Collected data entries:

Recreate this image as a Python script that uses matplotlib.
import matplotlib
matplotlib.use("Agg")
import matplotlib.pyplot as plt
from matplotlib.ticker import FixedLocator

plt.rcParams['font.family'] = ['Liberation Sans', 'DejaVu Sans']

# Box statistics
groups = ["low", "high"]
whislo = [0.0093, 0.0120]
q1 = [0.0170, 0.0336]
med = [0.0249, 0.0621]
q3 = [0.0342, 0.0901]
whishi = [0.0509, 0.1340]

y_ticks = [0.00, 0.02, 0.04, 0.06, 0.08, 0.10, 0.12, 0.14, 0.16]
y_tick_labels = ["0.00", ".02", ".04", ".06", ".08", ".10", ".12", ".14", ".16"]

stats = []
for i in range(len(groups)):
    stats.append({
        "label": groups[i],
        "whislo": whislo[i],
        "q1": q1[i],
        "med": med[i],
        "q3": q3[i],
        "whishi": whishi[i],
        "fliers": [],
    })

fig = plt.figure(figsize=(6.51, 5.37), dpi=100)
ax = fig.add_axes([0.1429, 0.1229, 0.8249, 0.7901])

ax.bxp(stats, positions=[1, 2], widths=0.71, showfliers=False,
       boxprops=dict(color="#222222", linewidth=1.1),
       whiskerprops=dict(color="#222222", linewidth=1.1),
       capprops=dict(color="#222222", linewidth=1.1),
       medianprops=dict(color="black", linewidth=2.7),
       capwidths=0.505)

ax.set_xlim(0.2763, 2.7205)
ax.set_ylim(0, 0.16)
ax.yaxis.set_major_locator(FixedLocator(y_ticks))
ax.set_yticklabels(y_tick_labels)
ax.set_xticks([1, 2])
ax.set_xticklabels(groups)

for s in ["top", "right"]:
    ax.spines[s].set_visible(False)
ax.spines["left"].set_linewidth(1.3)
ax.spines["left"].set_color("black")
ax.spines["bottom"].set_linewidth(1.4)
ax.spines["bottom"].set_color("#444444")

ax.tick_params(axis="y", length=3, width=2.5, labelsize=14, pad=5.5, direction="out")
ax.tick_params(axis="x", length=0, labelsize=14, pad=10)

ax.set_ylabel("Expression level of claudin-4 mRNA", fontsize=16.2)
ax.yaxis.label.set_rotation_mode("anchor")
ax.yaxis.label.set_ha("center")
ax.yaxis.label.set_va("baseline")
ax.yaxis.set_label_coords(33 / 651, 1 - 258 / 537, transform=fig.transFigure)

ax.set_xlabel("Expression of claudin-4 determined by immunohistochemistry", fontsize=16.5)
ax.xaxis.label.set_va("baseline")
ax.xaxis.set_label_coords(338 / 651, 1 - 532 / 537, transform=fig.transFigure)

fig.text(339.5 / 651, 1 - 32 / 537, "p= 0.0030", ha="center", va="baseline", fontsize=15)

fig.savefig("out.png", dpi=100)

---

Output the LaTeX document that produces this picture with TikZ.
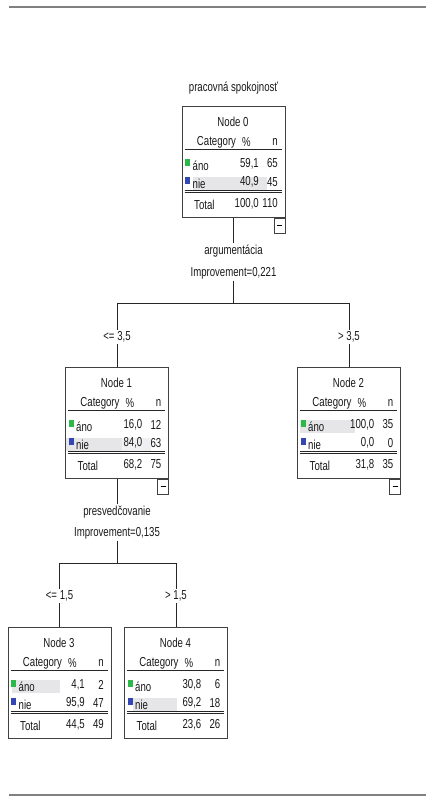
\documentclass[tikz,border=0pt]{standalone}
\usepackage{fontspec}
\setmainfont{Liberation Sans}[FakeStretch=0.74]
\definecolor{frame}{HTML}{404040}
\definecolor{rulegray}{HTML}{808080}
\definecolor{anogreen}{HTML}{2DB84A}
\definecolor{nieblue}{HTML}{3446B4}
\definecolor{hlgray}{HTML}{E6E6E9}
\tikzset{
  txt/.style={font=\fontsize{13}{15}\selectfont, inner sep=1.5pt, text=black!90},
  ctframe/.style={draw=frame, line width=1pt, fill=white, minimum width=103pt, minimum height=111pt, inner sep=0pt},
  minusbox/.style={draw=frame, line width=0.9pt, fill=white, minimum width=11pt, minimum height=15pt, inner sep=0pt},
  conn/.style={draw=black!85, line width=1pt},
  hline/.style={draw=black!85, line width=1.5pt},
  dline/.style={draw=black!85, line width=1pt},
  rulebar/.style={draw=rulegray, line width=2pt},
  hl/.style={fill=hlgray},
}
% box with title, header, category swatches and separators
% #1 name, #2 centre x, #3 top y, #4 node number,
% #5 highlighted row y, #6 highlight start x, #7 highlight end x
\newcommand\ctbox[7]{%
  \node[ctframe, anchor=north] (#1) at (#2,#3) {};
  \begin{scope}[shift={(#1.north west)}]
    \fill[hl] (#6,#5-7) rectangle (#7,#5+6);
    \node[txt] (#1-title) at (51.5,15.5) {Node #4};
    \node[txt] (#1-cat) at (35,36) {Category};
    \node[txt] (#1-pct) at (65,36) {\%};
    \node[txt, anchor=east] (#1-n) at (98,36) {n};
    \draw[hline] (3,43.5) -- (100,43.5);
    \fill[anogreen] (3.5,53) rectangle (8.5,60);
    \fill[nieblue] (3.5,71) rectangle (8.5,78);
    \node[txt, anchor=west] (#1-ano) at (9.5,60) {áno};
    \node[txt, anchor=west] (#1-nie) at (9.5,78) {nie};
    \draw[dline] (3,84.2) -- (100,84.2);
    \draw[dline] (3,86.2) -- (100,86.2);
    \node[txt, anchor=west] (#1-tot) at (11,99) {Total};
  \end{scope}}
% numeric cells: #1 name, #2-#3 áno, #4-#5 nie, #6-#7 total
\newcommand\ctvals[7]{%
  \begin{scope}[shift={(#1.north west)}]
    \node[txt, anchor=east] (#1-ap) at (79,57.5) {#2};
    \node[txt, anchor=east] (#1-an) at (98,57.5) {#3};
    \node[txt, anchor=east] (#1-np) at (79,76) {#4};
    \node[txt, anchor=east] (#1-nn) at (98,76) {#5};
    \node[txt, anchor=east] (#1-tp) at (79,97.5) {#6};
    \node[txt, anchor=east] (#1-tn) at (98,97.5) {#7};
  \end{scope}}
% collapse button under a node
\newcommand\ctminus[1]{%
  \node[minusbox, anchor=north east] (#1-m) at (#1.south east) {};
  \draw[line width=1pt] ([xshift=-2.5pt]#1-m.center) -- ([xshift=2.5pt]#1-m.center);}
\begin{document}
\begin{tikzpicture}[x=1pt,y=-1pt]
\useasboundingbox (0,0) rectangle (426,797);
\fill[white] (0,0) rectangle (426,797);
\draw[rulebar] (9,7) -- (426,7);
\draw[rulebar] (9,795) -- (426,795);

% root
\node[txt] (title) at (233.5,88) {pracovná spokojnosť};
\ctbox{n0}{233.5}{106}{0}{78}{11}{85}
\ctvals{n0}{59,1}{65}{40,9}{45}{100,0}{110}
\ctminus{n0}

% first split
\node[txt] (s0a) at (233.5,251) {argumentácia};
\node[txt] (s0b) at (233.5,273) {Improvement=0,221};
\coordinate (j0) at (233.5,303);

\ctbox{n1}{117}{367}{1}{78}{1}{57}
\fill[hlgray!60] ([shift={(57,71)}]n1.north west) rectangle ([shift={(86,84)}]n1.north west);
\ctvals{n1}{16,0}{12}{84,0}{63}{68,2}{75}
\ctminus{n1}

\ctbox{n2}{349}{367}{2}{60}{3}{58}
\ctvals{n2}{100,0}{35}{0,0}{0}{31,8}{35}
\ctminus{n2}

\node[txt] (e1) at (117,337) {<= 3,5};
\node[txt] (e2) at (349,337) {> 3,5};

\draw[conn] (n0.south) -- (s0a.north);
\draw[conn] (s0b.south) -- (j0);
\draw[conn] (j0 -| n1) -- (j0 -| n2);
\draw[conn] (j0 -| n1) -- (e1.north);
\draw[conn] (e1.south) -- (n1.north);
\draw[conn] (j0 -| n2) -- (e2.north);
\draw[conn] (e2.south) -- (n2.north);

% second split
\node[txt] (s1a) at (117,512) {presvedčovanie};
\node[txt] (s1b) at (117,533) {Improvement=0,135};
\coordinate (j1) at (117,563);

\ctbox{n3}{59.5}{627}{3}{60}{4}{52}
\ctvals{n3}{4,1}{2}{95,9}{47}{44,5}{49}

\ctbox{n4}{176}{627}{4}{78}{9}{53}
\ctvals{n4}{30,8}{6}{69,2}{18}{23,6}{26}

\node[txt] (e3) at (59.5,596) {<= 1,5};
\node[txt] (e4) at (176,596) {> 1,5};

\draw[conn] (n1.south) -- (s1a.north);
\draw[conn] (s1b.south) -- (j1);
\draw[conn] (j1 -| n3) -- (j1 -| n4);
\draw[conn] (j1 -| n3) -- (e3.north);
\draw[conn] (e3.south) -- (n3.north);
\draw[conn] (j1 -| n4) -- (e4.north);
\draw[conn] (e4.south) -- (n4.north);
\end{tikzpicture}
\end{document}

* **Work instructions**
Starting at the line that contains "Recreate this image" and ending at the line that contains "ax = fig.add_axes([0.1429, 0.1229, 0.8249, 0.7901])", retype each line exactly; omit everything outside that range.

* **Final result**
Recreate this image as a Python script that uses matplotlib.
import matplotlib
matplotlib.use("Agg")
import matplotlib.pyplot as plt
from matplotlib.ticker import FixedLocator

plt.rcParams['font.family'] = ['Liberation Sans', 'DejaVu Sans']

# Box statistics
groups = ["low", "high"]
whislo = [0.0093, 0.0120]
q1 = [0.0170, 0.0336]
med = [0.0249, 0.0621]
q3 = [0.0342, 0.0901]
whishi = [0.0509, 0.1340]

y_ticks = [0.00, 0.02, 0.04, 0.06, 0.08, 0.10, 0.12, 0.14, 0.16]
y_tick_labels = ["0.00", ".02", ".04", ".06", ".08", ".10", ".12", ".14", ".16"]

stats = []
for i in range(len(groups)):
    stats.append({
        "label": groups[i],
        "whislo": whislo[i],
        "q1": q1[i],
        "med": med[i],
        "q3": q3[i],
        "whishi": whishi[i],
        "fliers": [],
    })

fig = plt.figure(figsize=(6.51, 5.37), dpi=100)
ax = fig.add_axes([0.1429, 0.1229, 0.8249, 0.7901])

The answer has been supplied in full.